Exercise brief —
Filter the records below for the word "Python". Copy each line that holds it.

---------- Extracted information ----------

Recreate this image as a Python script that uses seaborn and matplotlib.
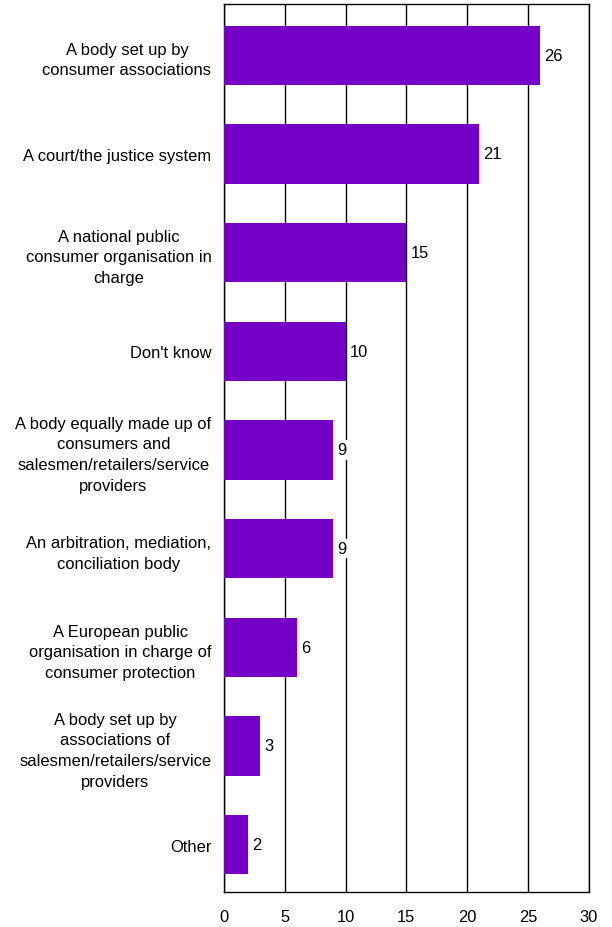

----------
---------- Extracted information ----------

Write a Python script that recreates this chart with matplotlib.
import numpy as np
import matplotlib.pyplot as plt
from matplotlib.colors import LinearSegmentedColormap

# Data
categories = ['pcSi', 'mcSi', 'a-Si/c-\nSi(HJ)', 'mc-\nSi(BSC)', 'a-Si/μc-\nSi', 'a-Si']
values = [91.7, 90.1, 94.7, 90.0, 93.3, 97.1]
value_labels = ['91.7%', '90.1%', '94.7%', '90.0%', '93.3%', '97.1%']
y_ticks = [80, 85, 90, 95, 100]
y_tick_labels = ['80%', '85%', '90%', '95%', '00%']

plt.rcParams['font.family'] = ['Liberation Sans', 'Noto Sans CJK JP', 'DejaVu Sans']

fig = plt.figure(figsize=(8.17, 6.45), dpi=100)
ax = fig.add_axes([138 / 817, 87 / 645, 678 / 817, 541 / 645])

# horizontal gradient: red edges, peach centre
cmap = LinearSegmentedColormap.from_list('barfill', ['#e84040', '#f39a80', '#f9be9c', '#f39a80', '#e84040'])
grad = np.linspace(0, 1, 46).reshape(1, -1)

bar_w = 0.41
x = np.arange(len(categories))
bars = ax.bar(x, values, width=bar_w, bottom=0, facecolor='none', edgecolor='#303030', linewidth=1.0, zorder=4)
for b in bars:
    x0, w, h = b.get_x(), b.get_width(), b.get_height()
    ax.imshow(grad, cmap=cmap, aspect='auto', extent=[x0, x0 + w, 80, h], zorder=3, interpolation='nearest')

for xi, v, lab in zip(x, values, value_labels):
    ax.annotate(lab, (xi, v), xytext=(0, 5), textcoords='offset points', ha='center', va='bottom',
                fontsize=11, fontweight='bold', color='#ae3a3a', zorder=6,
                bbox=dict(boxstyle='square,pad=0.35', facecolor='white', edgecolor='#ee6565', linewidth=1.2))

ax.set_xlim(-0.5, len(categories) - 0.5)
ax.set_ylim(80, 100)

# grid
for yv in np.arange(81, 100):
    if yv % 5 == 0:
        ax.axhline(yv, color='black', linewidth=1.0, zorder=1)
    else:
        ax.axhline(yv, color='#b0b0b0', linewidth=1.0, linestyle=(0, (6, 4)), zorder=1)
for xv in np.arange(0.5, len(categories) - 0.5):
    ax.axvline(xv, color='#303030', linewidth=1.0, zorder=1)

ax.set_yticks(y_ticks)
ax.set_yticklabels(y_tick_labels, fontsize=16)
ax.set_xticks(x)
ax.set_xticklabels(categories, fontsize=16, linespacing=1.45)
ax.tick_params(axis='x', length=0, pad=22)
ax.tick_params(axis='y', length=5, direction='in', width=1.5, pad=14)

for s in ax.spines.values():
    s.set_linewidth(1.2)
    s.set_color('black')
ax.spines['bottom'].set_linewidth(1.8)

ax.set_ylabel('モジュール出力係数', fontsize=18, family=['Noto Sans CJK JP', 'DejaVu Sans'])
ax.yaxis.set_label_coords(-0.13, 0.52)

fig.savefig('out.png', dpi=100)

----------
---------- Extracted information ----------

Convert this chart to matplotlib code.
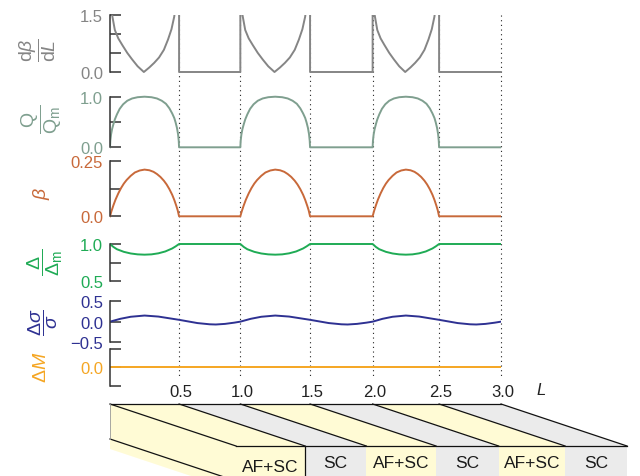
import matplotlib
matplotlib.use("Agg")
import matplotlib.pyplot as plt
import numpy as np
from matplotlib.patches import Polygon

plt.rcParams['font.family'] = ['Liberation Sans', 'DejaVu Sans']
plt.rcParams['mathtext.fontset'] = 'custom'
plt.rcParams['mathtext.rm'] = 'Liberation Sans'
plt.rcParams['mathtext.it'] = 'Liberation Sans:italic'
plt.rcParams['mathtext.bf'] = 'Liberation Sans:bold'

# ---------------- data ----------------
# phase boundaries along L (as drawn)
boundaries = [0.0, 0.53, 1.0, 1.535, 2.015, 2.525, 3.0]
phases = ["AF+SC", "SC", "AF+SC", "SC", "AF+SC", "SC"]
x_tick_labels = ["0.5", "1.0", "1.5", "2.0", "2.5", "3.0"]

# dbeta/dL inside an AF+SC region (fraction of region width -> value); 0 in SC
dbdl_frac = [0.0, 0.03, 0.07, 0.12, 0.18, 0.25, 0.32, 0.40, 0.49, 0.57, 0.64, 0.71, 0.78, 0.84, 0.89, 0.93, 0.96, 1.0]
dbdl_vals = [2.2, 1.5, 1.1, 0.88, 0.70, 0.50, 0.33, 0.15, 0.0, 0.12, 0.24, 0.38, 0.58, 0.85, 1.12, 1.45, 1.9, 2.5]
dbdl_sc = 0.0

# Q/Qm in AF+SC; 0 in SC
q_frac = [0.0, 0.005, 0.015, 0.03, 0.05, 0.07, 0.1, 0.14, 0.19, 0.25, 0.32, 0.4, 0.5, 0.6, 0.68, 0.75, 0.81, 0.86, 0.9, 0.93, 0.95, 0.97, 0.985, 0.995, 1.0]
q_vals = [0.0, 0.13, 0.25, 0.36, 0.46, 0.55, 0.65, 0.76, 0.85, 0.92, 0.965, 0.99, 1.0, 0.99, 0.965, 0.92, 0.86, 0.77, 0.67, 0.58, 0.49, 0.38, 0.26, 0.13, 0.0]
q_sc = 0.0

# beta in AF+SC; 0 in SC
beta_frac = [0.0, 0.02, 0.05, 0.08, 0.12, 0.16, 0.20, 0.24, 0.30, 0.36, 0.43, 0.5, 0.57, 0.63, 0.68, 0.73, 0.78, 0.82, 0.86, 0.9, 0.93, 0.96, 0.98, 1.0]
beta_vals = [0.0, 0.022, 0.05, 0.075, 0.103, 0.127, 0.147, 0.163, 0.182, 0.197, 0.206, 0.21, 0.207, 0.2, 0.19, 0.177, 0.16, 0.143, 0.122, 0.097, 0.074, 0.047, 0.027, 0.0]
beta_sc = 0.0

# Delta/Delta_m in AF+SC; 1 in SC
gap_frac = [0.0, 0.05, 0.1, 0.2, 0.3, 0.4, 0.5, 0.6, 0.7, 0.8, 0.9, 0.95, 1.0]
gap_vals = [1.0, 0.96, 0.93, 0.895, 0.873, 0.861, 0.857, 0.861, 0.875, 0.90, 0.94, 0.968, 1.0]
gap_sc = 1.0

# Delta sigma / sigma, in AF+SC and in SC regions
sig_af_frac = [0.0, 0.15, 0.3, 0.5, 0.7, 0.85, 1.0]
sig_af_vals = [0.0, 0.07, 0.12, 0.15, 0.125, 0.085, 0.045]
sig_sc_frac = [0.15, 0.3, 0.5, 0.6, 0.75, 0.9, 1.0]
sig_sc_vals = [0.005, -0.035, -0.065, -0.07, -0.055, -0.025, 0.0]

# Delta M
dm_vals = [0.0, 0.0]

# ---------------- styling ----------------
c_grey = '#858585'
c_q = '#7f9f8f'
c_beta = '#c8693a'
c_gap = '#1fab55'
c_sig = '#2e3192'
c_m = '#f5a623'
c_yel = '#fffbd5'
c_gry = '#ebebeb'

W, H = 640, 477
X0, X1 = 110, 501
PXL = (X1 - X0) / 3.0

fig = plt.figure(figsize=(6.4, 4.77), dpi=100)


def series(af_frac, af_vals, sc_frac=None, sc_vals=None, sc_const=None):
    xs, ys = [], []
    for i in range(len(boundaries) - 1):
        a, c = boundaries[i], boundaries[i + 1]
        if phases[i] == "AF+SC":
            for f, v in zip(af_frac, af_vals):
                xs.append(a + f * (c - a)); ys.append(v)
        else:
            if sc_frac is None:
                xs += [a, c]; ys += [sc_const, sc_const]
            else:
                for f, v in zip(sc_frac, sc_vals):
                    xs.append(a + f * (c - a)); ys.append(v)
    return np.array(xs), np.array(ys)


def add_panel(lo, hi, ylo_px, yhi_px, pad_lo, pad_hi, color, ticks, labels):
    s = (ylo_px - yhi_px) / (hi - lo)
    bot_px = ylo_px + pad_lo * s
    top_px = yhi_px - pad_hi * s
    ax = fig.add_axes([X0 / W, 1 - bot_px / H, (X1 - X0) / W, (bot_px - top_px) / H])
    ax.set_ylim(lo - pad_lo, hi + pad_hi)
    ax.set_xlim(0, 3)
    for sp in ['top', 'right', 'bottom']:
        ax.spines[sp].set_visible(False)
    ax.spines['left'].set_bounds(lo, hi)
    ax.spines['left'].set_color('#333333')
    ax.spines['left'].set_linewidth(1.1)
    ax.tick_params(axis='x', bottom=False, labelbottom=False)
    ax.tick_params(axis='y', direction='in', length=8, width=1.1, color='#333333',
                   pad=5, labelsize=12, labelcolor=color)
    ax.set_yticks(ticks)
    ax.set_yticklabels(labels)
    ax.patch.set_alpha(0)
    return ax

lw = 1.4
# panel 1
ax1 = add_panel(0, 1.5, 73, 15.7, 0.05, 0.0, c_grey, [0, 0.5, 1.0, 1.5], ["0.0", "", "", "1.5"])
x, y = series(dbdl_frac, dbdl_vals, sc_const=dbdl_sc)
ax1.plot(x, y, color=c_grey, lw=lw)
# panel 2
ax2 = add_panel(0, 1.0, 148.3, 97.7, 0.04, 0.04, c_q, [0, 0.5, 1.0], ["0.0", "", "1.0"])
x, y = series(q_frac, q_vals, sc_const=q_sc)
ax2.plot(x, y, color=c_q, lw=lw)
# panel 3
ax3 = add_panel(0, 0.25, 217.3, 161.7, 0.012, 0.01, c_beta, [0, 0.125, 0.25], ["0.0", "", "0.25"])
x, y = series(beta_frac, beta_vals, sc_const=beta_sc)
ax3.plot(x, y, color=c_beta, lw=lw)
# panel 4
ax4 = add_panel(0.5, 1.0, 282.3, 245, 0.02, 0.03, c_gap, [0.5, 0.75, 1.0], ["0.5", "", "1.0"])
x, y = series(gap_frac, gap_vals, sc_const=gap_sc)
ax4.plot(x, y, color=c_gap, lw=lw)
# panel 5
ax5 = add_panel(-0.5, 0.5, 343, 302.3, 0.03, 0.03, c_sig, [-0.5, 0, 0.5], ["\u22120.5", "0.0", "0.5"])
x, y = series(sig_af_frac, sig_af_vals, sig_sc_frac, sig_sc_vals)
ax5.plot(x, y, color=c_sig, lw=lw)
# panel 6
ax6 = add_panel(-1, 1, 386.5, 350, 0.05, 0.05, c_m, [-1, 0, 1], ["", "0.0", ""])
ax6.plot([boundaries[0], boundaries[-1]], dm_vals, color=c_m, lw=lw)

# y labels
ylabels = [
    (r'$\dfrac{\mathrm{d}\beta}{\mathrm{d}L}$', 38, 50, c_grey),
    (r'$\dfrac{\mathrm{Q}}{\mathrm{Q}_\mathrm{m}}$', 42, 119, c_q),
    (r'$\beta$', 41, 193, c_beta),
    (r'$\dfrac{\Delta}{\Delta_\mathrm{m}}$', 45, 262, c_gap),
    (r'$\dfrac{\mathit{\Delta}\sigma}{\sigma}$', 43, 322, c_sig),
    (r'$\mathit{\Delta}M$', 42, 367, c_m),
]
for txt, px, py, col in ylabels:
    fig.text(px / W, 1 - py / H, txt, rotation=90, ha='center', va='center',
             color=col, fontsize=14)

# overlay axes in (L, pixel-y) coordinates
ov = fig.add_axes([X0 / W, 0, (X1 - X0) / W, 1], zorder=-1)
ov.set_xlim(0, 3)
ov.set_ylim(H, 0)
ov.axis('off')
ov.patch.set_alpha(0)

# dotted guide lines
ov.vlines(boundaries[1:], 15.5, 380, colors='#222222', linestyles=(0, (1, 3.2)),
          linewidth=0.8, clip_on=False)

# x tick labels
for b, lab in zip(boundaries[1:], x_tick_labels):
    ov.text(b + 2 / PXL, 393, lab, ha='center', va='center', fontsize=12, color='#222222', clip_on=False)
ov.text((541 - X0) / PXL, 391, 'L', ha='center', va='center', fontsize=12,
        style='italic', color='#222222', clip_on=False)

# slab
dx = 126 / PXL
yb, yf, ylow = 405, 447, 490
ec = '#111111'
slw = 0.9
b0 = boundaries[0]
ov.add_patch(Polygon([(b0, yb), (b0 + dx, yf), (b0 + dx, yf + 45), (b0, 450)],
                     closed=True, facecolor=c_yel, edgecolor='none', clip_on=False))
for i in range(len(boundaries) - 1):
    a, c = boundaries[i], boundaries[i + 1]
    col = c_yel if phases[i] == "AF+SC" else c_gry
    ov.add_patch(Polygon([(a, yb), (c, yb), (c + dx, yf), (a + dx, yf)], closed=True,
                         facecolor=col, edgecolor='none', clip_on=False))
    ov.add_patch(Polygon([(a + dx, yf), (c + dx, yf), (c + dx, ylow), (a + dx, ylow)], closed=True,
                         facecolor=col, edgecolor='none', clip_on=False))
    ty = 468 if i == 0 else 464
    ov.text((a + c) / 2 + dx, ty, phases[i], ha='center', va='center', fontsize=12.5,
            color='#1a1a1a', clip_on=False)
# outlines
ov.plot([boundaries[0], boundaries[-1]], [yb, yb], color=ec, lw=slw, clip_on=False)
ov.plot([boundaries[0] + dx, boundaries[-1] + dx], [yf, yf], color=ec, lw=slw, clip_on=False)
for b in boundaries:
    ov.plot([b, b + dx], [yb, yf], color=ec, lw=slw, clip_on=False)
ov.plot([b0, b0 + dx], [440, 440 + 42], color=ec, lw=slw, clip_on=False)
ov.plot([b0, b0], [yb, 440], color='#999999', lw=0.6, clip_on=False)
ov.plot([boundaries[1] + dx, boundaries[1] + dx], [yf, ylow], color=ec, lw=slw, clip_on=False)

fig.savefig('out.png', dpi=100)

----------

Task solution —
Recreate this image as a Python script that uses seaborn and matplotlib.
Write a Python script that recreates this chart with matplotlib.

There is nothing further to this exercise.